I didn’t fully appreciate the depth of my Irish heritage until I was reading Angela’s Ashes in my thirties and had to stop reading because it struck too many painful chords of disrespect for human life as well as the inherent violence between men. I always finished books, but this one exposed a box that I was not ready to open at the time. Life is different now and all of them are open.
The stories I have written in this volume are based upon some reality that I have lived. Some are truer (a word I never thought I could use accurately.) to the experience than others. I have never let the truth get in the way of telling a good story. But above all others, the truth that took me a long time to discover about myself is that I am equally attracted to women and to men. I lived my early life as totally straight, monogamous and ignorant about sex like most Irish Catholic American men were prior to the Internet. I was neither suppressed nor informed, just left to fend for myself.
My first understanding about sex came from my mother who handed me a paper pamphlet about the human reproduction process when it became clear to her that I had no knowledge of my younger sister’s condition during menstruation periods. The pamphlet had some limited pencil drawings of anatomy but nothing that suggested sexuality or human contact, just body parts in simple line drawings. It was meaningless to me, but did help me understand why my sister couldn’t always go swimming in the lake with the boys.
While I can recall a few wet dreams in my teenage years, I never masturbated until I was in college in New York City. There I lost my virginity to a thirty five year old hot Puerto Rican woman who seduced me. Then I understood what pleasure a penis could provide. Thanks to that sexy woman, I became a sexual being. You might well understand then why I am still exploring, learning and discovering fifty years later and asking people, “How did YOU lose your virginity?” Almost everyone answers that question, even at a dinner party with strangers. It is in the end a simple question and one that everyone can readily answer, if willing to be open. It makes for great conversation!

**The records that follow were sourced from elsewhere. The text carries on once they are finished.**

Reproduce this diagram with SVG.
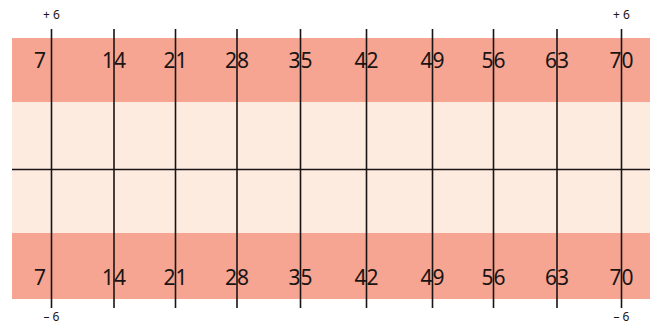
<svg xmlns="http://www.w3.org/2000/svg" width="650" height="326" viewBox="0 0 650 326">
<style>
.band{fill:#f5a591}
.pale{fill:#fdebe0}
.ln{stroke:#1a1414;stroke-width:1.6}
.num{font-family:"Noto Sans","Liberation Sans",sans-serif;font-size:21px;fill:#1a1414;text-anchor:middle}
.lab{font-family:"Noto Sans","Liberation Sans",sans-serif;font-size:12px;fill:#1a1414;text-anchor:middle}
</style>
<rect width="650" height="326" fill="#ffffff"/>
<g id="bands">
<rect class="band" x="12" y="38" width="638" height="64"/>
<rect class="pale" x="12" y="102" width="638" height="131"/>
<rect class="band" x="12" y="233" width="638" height="66"/>
</g>
<g id="lines">
<line class="ln" x1="12" y1="169.5" x2="650" y2="169.5"/>
<line class="ln" x1="51.5" y1="29" x2="51.5" y2="308"/>
<line class="ln" x1="114" y1="29" x2="114" y2="308"/>
<line class="ln" x1="175.5" y1="29" x2="175.5" y2="308"/>
<line class="ln" x1="237" y1="29" x2="237" y2="308"/>
<line class="ln" x1="300.5" y1="29" x2="300.5" y2="308"/>
<line class="ln" x1="366.5" y1="29" x2="366.5" y2="308"/>
<line class="ln" x1="432.5" y1="29" x2="432.5" y2="308"/>
<line class="ln" x1="493.5" y1="29" x2="493.5" y2="308"/>
<line class="ln" x1="557" y1="29" x2="557" y2="308"/>
<line class="ln" x1="621.5" y1="29" x2="621.5" y2="308"/>
</g>
<g id="top-numbers">
<text class="num" x="40" y="68">7</text>
<text class="num" x="114" y="68">14</text>
<text class="num" x="175.5" y="68">21</text>
<text class="num" x="237" y="68">28</text>
<text class="num" x="300.5" y="68">35</text>
<text class="num" x="366.5" y="68">42</text>
<text class="num" x="432.5" y="68">49</text>
<text class="num" x="493.5" y="68">56</text>
<text class="num" x="557" y="68">63</text>
<text class="num" x="621.5" y="68">70</text>
</g>
<g id="bottom-numbers">
<text class="num" x="40" y="285">7</text>
<text class="num" x="114" y="285">14</text>
<text class="num" x="175.5" y="285">21</text>
<text class="num" x="237" y="285">28</text>
<text class="num" x="300.5" y="285">35</text>
<text class="num" x="366.5" y="285">42</text>
<text class="num" x="432.5" y="285">49</text>
<text class="num" x="493.5" y="285">56</text>
<text class="num" x="557" y="285">63</text>
<text class="num" x="621.5" y="285">70</text>
</g>
<g id="labels">
<text class="lab" x="51.5" y="19">+ 6</text>
<text class="lab" x="621.5" y="19">+ 6</text>
<text class="lab" x="51.5" y="321">– 6</text>
<text class="lab" x="621.5" y="321">– 6</text>
</g>
</svg>
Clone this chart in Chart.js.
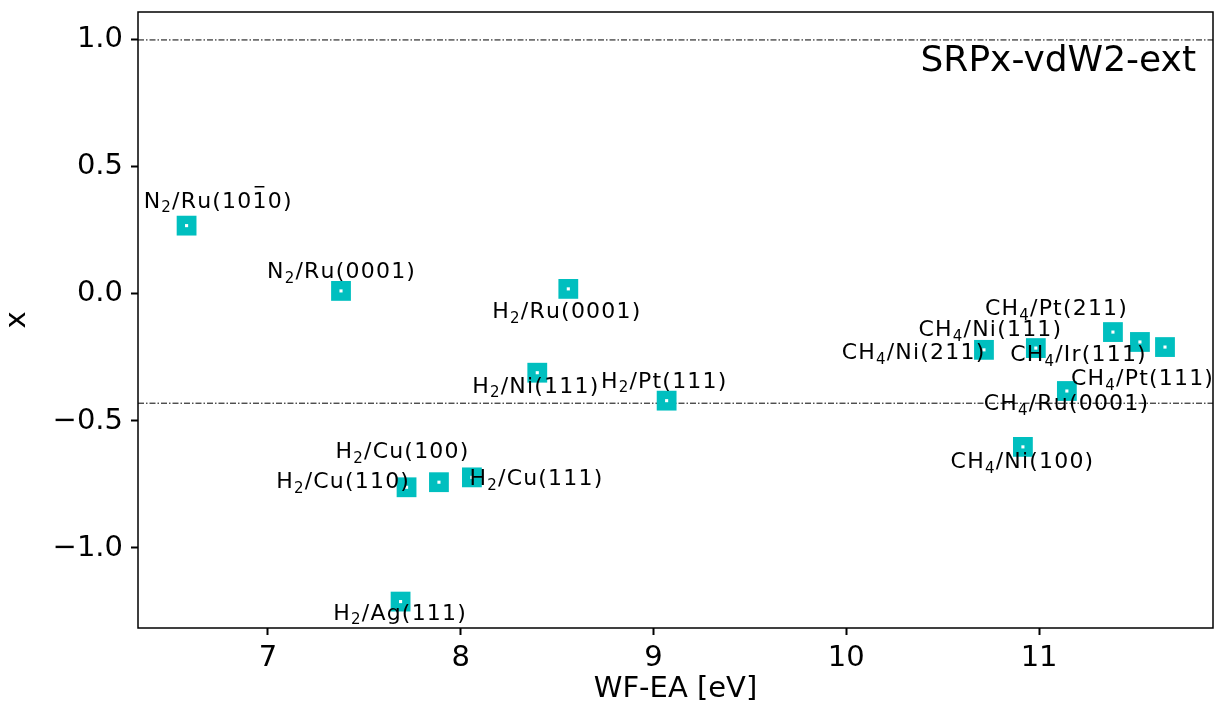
<!DOCTYPE html>
<html>
<head>
<meta charset="utf-8">
<script src="https://cdn.jsdelivr.net/npm/chart.js@4.4.0/dist/chart.umd.min.js"></script>
<style>
  html, body { margin: 0; padding: 0; background: #fff; overflow: hidden; }
  canvas { display: block; }
</style>
</head>
<body>
<canvas id="srpChart" width="1215" height="717"></canvas>
<script>
// system names: _X = subscript, ~X = overbar
var systems = ['N_2/Ru(10~10)', 'N_2/Ru(0001)', 'H_2/Ru(0001)', 'H_2/Ni(111)', 'H_2/Pt(111)',
  'H_2/Cu(110)', 'H_2/Cu(100)', 'H_2/Cu(111)', 'H_2/Ag(111)',
  'CH_4/Ni(211)', 'CH_4/Ni(111)', 'CH_4/Pt(211)', 'CH_4/Ir(111)', 'CH_4/Pt(111)',
  'CH_4/Ru(0001)', 'CH_4/Ni(100)'];
var wfEA = [6.578, 7.379, 8.558, 8.397, 9.068, 7.719, 7.887, 8.058, 7.688,
  10.714, 10.983, 11.383, 11.523, 11.653, 11.144, 10.916];
var xValues = [0.269, 0.012, 0.020, -0.310, -0.420, -0.761, -0.741, -0.722, -1.211,
  -0.220, -0.213, -0.150, -0.189, -0.209, -0.382, -0.602];
var refLines = [1.0, -0.43];
var xTicks = [7, 8, 9, 10, 11];
var yTicks = [-1.0, -0.5, 0.0, 0.5, 1.0];
var xRange = [6.326, 11.902];
var yRange = [-1.315, 1.11];

// label offsets (px) from each marker
var labelOffsets = [[31,-26],[0,-21],[-2,21],[-2,12],[-3,-21],[-64,-7],[-37,-32],[64,0],[-1,10],
  [-71,1],[-46,-20],[-57,-25],[-62,11],[-23,30],[-1,11],[-1,13]];

var FONT = '"DejaVu Sans", sans-serif';
var cyan = 'rgb(0,191,191)';

function pts() {
    return wfEA.map(function (v, i) { return { x: v, y: xValues[i] }; });
}

function drawRich(ctx, str, cx, cy, size, spacing) {
    var segs = [];
    for (var i = 0; i < str.length; i++) {
        var c = str[i];
        if (c === '_') segs.push({ t: str[++i], sub: true });
        else if (c === '~') segs.push({ t: str[++i], bar: true });
        else segs.push({ t: c });
    }
    var base = size + 'px ' + FONT;
    var small = Math.round(size * 0.7) + 'px ' + FONT;
    var w = 0;
    segs.forEach(function (s) {
        ctx.font = s.sub ? small : base;
        s.w = ctx.measureText(s.t).width + spacing;
        w += s.w;
    });
    w -= spacing;
    var x = cx - w / 2;
    var baseY = cy + size * 0.36;
    ctx.textAlign = 'left';
    ctx.textBaseline = 'alphabetic';
    segs.forEach(function (s) {
        ctx.font = s.sub ? small : base;
        ctx.fillText(s.t, x, s.sub ? baseY + size * 0.22 : baseY);
        if (s.bar) ctx.fillRect(x + (s.w - spacing) * 0.15, baseY - size * 0.98, (s.w - spacing) * 0.7, 1.5);
        x += s.w;
    });
}

var labelPlugin = {
    id: 'labels',
    afterDatasetsDraw: function (chart) {
        var ctx = chart.ctx, xs = chart.scales.x, ys = chart.scales.y, a = chart.chartArea;
        ctx.save();
        ctx.fillStyle = '#000';
        systems.forEach(function (s, i) {
            var px = xs.getPixelForValue(wfEA[i]) + labelOffsets[i][0];
            var py = ys.getPixelForValue(xValues[i]) + labelOffsets[i][1];
            drawRich(ctx, s, px, py, 22, 1.2);
        });
        ctx.font = '36px ' + FONT;
        ctx.textAlign = 'right';
        ctx.textBaseline = 'middle';
        ctx.fillText('SRPx-vdW2-ext', a.right - 17, a.top + 50);
        ctx.lineWidth = 1.5;
        ctx.strokeStyle = '#000';
        ctx.strokeRect(a.left, a.top, a.right - a.left, a.bottom - a.top);
        ctx.restore();
    }
};

var ctx = document.getElementById('srpChart').getContext('2d');
var datasets = [
    { label: 'centre', data: pts(), pointStyle: 'rect', pointRadius: 2.2, backgroundColor: '#fff', borderWidth: 0, order: 0 },
    { label: 'x', data: pts(), pointStyle: 'rect', pointRadius: 14, backgroundColor: cyan, borderWidth: 0, order: 1 }
];
refLines.forEach(function (v) {
    datasets.push({
        type: 'line', data: [{ x: xRange[0], y: v }, { x: xRange[1], y: v }],
        borderColor: '#000', borderWidth: 1, borderDash: [6, 2, 1.5, 2], pointRadius: 0, order: 2
    });
});

var srpChart = new Chart(ctx, {
    type: 'scatter',
    data: { datasets: datasets },
    options: {
        responsive: false,
        animation: false,
        layout: { autoPadding: false, padding: { top: 12, right: 2, left: 0, bottom: 0 } },
        plugins: { legend: { display: false }, tooltip: { enabled: false } },
        scales: {
            x: {
                type: 'linear', min: xRange[0], max: xRange[1],
                afterBuildTicks: function (s) { s.ticks = xTicks.map(function (v) { return { value: v }; }); },
                afterFit: function (s) { s.height = 89; s.paddingLeft = 0; s.paddingRight = 0; },
                grid: { drawOnChartArea: false, drawTicks: true, tickLength: 7, tickWidth: 2, tickColor: '#000' },
                border: { display: false },
                ticks: { color: '#000', font: { family: FONT, size: 29 }, padding: 6, maxRotation: 0,
                    callback: function (v) { return String(v); } },
                title: { display: true, text: 'WF-EA [eV]', color: '#000', font: { family: FONT, size: 29 }, padding: { top: 0, bottom: 10 } }
            },
            y: {
                type: 'linear', min: yRange[0], max: yRange[1],
                afterBuildTicks: function (s) { s.ticks = yTicks.map(function (v) { return { value: v }; }); },
                afterFit: function (s) { s.width = 138; s.paddingTop = 0; s.paddingBottom = 0; },
                grid: { drawOnChartArea: false, drawTicks: true, tickLength: 7, tickWidth: 2, tickColor: '#000' },
                border: { display: false },
                ticks: { color: '#000', font: { family: FONT, size: 29 }, padding: 8,
                    callback: function (v) { return v.toFixed(1).replace('-', '\u2212'); } },
                title: { display: true, text: 'x', color: '#000', font: { family: FONT, size: 29 }, padding: 0 }
            }
        }
    },
    plugins: [labelPlugin]
});
</script>
</body>
</html>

As a happily married man for years I had no need for an emotional connection with someone else outside marriage. I had a good sex life, but there was a feeling that nagged at me to understand what it was like to be with a man. Any activity I had to explore this before my divorce, was purely physical and far from where I lived, so it would have no connection with my “real” domestic life. This is not an uncommon experience for married men who are not completely heterosexual.
My early stories tell of my encounters with people in the years following my divorce. I had begun limited early exploration with men in my forties, but it was not until I was single and in my fifties that the more complete search took place. I avoided looking for any relationship with either a man or a woman, because I needed much more so to find myself first and felt that it was only possible to do that honestly as a single person.
I avoided labels such as gay and bisexual because I felt that those might limit my self image as I explored. I only took on the label bisexual as it became clear to me that when I was having regular sex with men, I still thought a lot about women. When I had a regular female sex partner, I thought about men. A friend asked me, “So when you wake up in the morning, do you want to be with a man or a woman?” I didn’t like his binary choices, so I replied, “I’ll take one of each, thank you.” Being that way made any kind of attempt at relationship more complicated, so I simplified and just had lots of “friends.” Nevertheless, I did sometimes try relationships, as you shall learn. Come with me on my bisexual journey of exploration. But I must warn you that in the process of writing these stories, I have learned how to stretch truth into fiction. You decide which is which to you. For myself, I’m not sure anymore.